I am unable to see any escape from the foregoing; neither can I see any warrant for holding that in creating the method prescribed in the act of 1907 for challenging the validity of a Commission order by action, the legislature did not intend that all the Code provisions for the orderly and proper conservation of the rights of parties should apply to the statutory *376action. On the contrary, it seems the lawmaking power must have had that in contemplation and not have thought to create a system that might cause such a clash of duties as must inevitably sometimes occur under such a practice as the decision in this case lays down. I cannot escape the conclusion that such practice runs directly counter to the plain mandate of the Code, and the familiar principles of equity which such mandate dignified by incorporating them into the written law.

The validity of the contract is germane to the validity of the order, since if the former be valid it is beyond the jurisdiction of the Commission to interfere with its execution, as indicated in the decision of the court. The validity of the order is, for the same reason, germane to the validity of the contract.

So the two matters were joinable upon the most familiar of equitable principles. The Commission was a proper party, since the scheme of the law of 1907 is that it shall represent the state in such a matter, if the dominant purpose of the action were to prevent the telephone company from removing the telephones from the city buildings, and the telephone company was a proper party if the dominant purpose of the action were to nullify the Commission’s order, while if the dominant purpose were to deal with the telephone service, as such, then the validity of the contract and of the order were both germane thereto.

Thus in any aspect of the matter, the Commission and the telephone company were properly brought into court in one action to settle all the questions so inseparably dependent upon each other. In no other way could complete or real justice be done to any party to the litigation.

“Any person may be made a defendant who has or claims an interest in the controversy adverse to the plaintiff, or who is a necessary party to a complete determination or settlement of the questions involved therein.” Sec. 2603, Stats. (1898) ; Gager v. Marsden, 101 Wis. 598, 607, 77 N. W. 922.

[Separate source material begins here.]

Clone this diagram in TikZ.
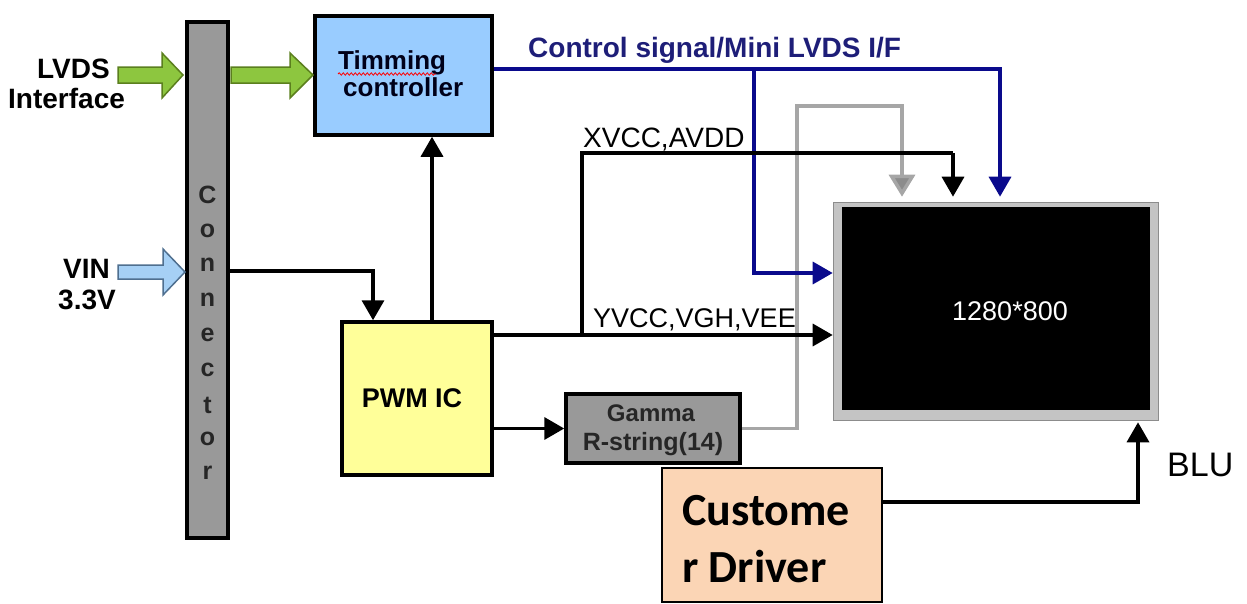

*377Further discussion does not seem necessary to demonstrate the correctness of my. position that, by the plain provisions of the Code, the Commission was not only a proper but was a necessary party to the litigation against the telephone company, and the latter was not only a proper but was a necessary party to the litigation against the former, — and to absolve myself from personal responsibility for upholding the contract and at the same time dismissing the Commission from the suit, so that the telephone company may not be able to enjoy the relief it obtained by the judgment without incurring the severe penalties of the Commission law for violation of its order, which, if not valid at the start, may become so by limitation upon the use of judicial remedies for questioning such validity.